Rifkin argues that commerce has become the primary institution; culture, co-opted and commercialized, is derivative. This, he believes, is breaking social trust with possibly dire consequences.

"Unfortunately, the market has become the defining presence in our lives," says Rifkin, "and it is deconstructing that whole civil and cultural sector. The AOL-Time Warners, the Bertelsmanns and the Sonys, what they’re really selling is the cultural diversity of thousands of years of human life – everything from travel and tourism to destination entertainment centers."

Rifkin’s critics will probably call him a neo-Luddite. To some degree, his main argument – that our life experience is being commodified – seems implausible for those who know the difference between Disneyland and a walk in the park. Yet in the new economy, access to consumers is becoming more important to the bottom line than selling actual products. The AOL-Time Warner deal, which took place while Rifkin’s book was at the printer, is item No. 1 in defense of his arguments.

New existence

Yet there are dubious arguments in his book. Rifkin describes the "protean persona" in the Age of Access when people no longer define themselves in terms of good character or strong personality – as their grandparents did – but in terms of being "creative performers" who "move comfortably between scripts and sets as they act out the many dramas that make up the cultural marketplace."

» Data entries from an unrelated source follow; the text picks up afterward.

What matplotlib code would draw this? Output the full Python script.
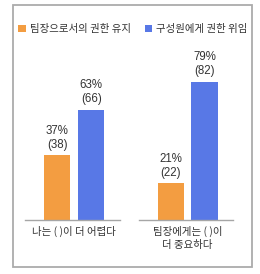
import matplotlib
matplotlib.use("Agg")
import matplotlib.pyplot as plt
from matplotlib.patches import Rectangle, Patch

plt.rcParams['font.family'] = ['Noto Sans CJK KR', 'DejaVu Sans']

categories = ["나는 ( )이 더 어렵다", "팀장에게는 ( )이\n더 중요하다"]
series_names = ["팀장으로서의 권한 유지", "구성원에게 권한 위임"]
pct_keep = [37, 21]
cnt_keep = [38, 22]
pct_delegate = [63, 79]
cnt_delegate = [66, 82]

orange = "#F39D41"
blue = "#5878E6"
text_c = "#333333"

W, H = 260, 274
fig = plt.figure(figsize=(W / 100, H / 100), dpi=100)

# outer border
fig.patches.append(Rectangle((13 / W, 1 - 267 / H), (252 - 13) / W, (267 - 5) / H,
                             transform=fig.transFigure, fill=False,
                             edgecolor="#ABABAB", linewidth=1.3))

bottom = (H - 220) / H
top_px = 50
height = (220 - top_px) / H
axes_specs = [(25 / W, 95 / W), (139 / W, 94 / W)]

for i, (left, width) in enumerate(axes_specs):
    ax = fig.add_axes([left, bottom, width, height])
    vals = [pct_keep[i], pct_delegate[i]]
    cnts = [cnt_keep[i], cnt_delegate[i]]
    xs = [-0.5, 0.5]
    bars = ax.bar(xs, vals, width=0.78, color=[orange, blue])
    for b, v, c in zip(bars, vals, cnts):
        ax.annotate(f"{v}%\n({c})", (b.get_x() + b.get_width() / 2, v),
                    xytext=(0, 3), textcoords="offset points",
                    ha="center", va="bottom", fontsize=8.3, color=text_c,
                    linespacing=1.25, family=['Liberation Sans', 'DejaVu Sans'])
    ax.set_xlim(-1.45, 1.35)
    ax.set_ylim(0, 97)
    ax.set_xticks([0])
    ax.set_xticklabels([categories[i]], fontsize=7.5, color=text_c, linespacing=1.4)
    ax.tick_params(axis="x", length=0, pad=4)
    ax.set_yticks([])
    for s in ["top", "right", "left"]:
        ax.spines[s].set_visible(False)
    ax.spines["bottom"].set_color("#A6A6A6")
    ax.spines["bottom"].set_linewidth(1.0)

handles = [Patch(facecolor=orange), Patch(facecolor=blue)]
fig.legend(handles, series_names, loc="center left", bbox_to_anchor=(18 / W, 1 - 29 / H),
           ncol=2, frameon=False, fontsize=7.5, handlelength=0.75, handleheight=0.75,
           handletextpad=0.4, columnspacing=1.3, borderaxespad=0, borderpad=0,
           labelcolor=text_c)

fig.savefig("out.png", dpi=100)
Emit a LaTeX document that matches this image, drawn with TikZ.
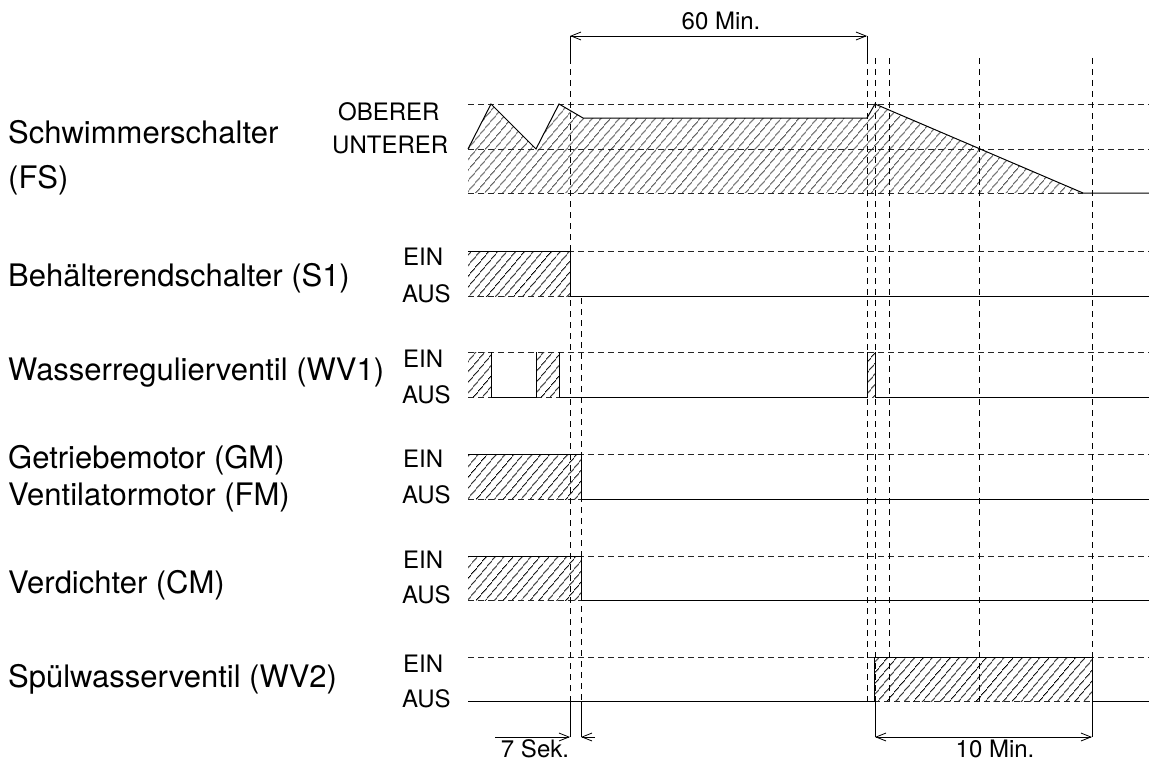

Supposedly, this postmodern person is constantly on the hunt for new experiences in the form of paid-for performances, entertainment and fantasies; he is even beginning to exhibit multiple personalities, particularly in cyberspace, where donning and discarding identities can be accomplished in a blink of an e-mail. Rifkin writes that this new person, a networking junkie, will believe: "I am connected therefore I exist."

Rifkin realizes he may be out of bounds in describing the dot-com generation. "The jury is out," he says. "You can also make the case that kids are multitasking, they’re parallel processing, they’re more connected with the rest of this planet." In the end, he says his main concern is that young people be aware that their "postmodern play" is taking place in a commodified cultural marketplace.

According to Rifkin, the way out of the hypercapitalist conundrum is through social movements, such as the campaigns for biodiversity and cultural diversity. "If we lose the sense of place, the sense of being, if you will, we may lose our sense of responsibility to intimate relations," says Rifkin. "The contrarian rallying cry of our time should be ‘Geography counts, culture matters!’"

Rifkin is hopeful that those cries will grow louder. "I think Seattle was the beginning of a powerful coming together of movements that can provide an antidote to the forces of global cultural production," he says. "Suddenly we had the biodiversity groups coming together with the cultural diversity groups and organized labor – and these groups are all lodged in geography, which is where intimacy and empathy and real solidarity happens."

Yet Rifkin is skeptical about social progress. After mentioning Seattle, he adds: "It is not out of the question that cultural diversity can be exhausted. If you lose the rich cultural diversity of thousands of years, it’s as final and devastating as losing biodiversity."

Rifkin’s postmodernist colleagues are undoubtedly nodding in agreement. The question is whether business leaders, or better, politicians, will pay attention.

Tamara Straus is a staff writer for Alternet.